# [Short exercise]
Copy every line of the following data that includes the string "with".

[Charts and diagrams as code]
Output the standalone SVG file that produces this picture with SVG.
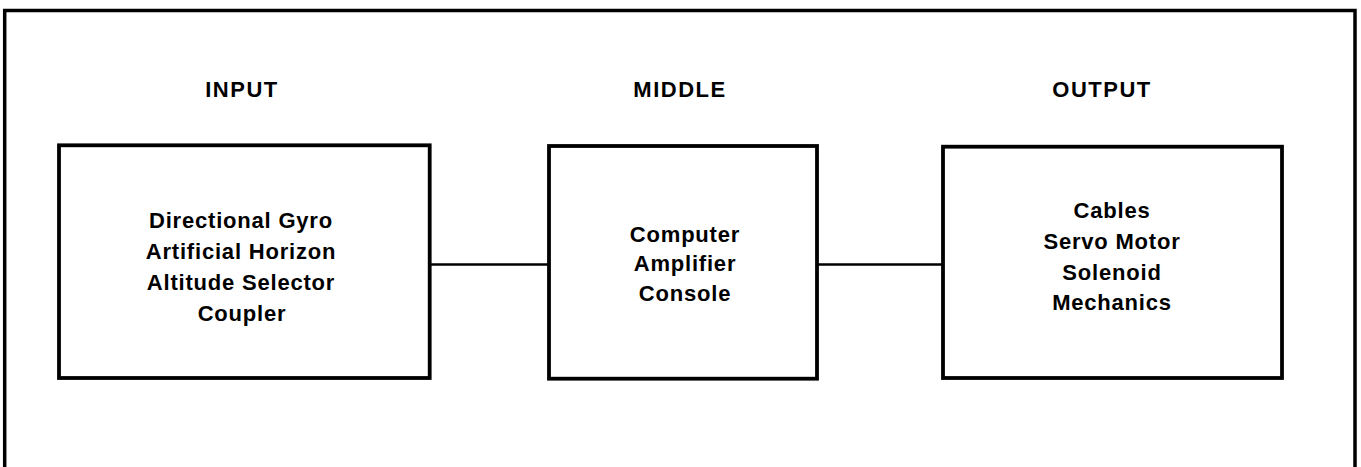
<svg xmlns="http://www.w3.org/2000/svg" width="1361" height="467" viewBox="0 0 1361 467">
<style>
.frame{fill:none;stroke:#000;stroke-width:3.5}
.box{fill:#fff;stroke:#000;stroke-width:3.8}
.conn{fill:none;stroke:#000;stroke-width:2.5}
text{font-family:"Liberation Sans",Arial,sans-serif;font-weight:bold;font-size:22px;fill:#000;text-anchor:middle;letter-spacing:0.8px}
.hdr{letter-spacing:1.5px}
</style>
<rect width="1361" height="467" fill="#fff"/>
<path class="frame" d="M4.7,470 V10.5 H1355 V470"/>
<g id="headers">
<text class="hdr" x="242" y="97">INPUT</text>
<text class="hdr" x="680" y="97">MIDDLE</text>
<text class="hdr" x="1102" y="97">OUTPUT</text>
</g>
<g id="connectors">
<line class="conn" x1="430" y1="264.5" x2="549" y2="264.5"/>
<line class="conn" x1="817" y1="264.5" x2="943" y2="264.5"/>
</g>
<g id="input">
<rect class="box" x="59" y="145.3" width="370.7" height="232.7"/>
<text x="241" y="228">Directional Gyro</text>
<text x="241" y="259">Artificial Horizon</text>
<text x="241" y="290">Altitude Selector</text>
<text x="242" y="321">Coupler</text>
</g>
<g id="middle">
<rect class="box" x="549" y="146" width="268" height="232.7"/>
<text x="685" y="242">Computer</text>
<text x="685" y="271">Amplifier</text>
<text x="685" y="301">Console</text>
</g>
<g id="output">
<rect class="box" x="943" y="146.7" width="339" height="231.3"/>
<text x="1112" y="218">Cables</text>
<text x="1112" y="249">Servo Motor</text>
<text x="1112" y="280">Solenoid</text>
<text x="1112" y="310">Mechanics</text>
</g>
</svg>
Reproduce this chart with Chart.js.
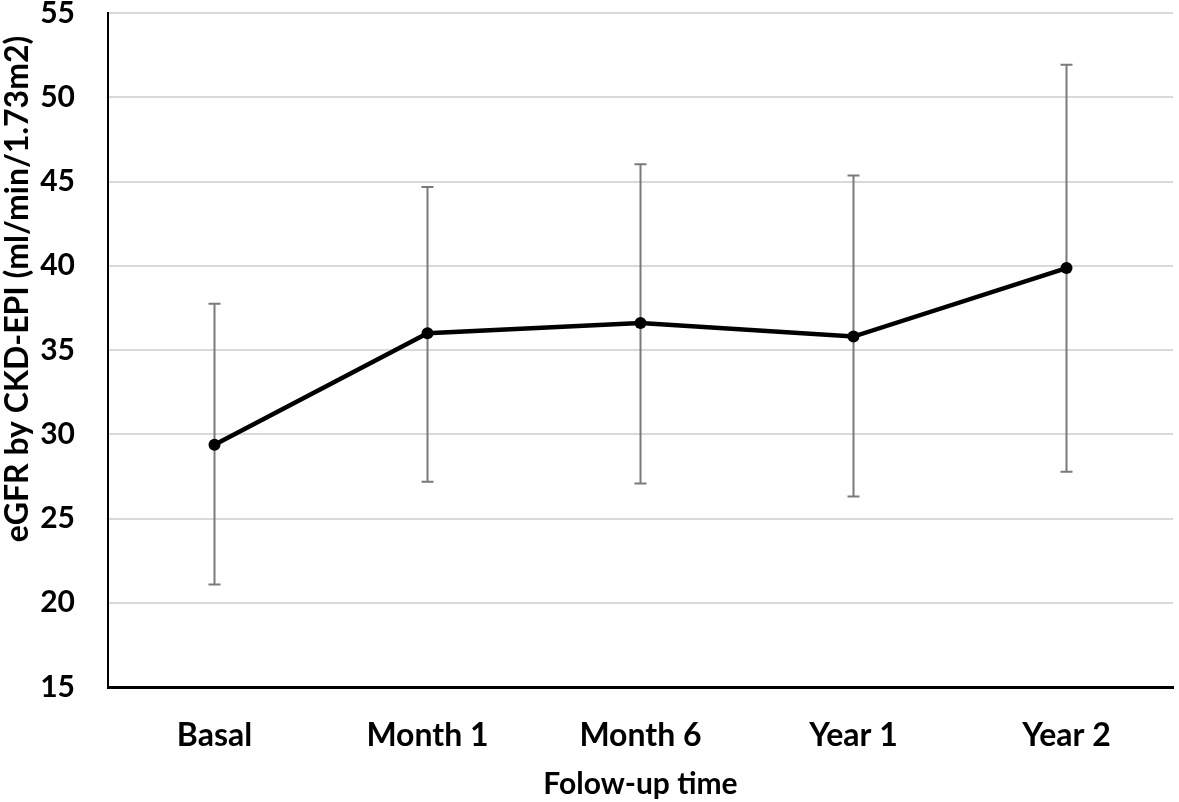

# [Task output]
Output the standalone SVG file that produces this picture with SVG.
Reproduce this chart with Chart.js.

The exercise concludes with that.